Maybe the presence of DEATH is more obvious in the desert, even if there is a greater chance of having a mortal accident in a city, but there it is, and you have to deal (and to walk) with. That takes me to another question, how could I deal with DEATH. Friends and relatives think what I do in the desert is dangerous because of the bad roads I usually drive on, the animals, the low density of population, the prejudices towards Muslim population… Most of these causes could be exaggerated, therefore, the feeling of danger is always relative but the existence of DEATH is certain and you must aware it will arrive, tomorrow or in 20-30 years, in the desert or in else where (of course I would rather prefer to die in a beautiful place like the desert rather than in a city).

Some years ago I decided to live doing what I wanted to do at every precise moment, without specifics schedules, without plans, not following social or professional rules, and always sharing experiences, because if tomorrow I’m no longer here, what is going to happen with all my projets, ideas, documents, pictures, videos…? Will they disappear with me too?

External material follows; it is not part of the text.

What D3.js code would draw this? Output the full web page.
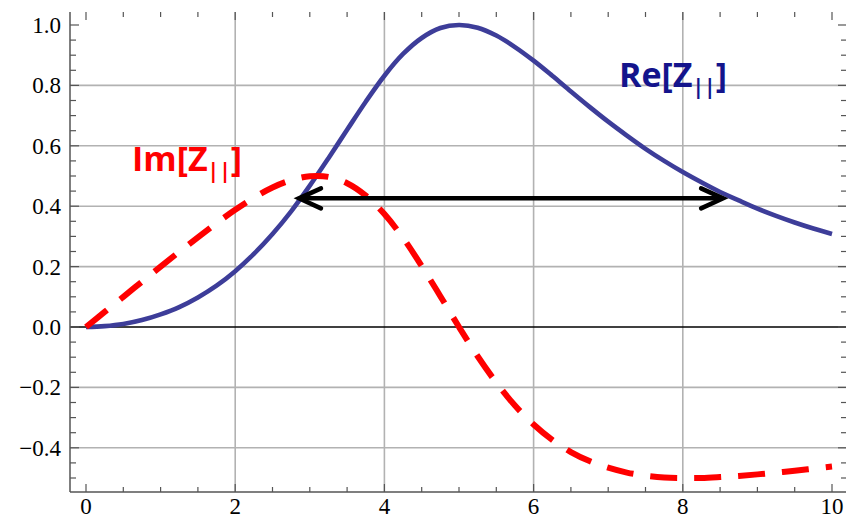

I do believe it is better to share that knowledge while these experiences are happening, in my own way and with my own means, without the complexity of academic rules and procedures. We should do things in a simple way, SIMPLICITY should be the aim of what we do in our lives, following the teaching of the nomads I have encountered during the last 10 years, and SUBMISSION should be a way of not considering ourselves above others or above nature. The final question would be, how may we arrive to that SIMPLICITY and to that SUBMISSION? I do not know, maybe the act of walking (and living) in an environment like the desert (it could also be in the mountains) could answer that question, so let's keep walking.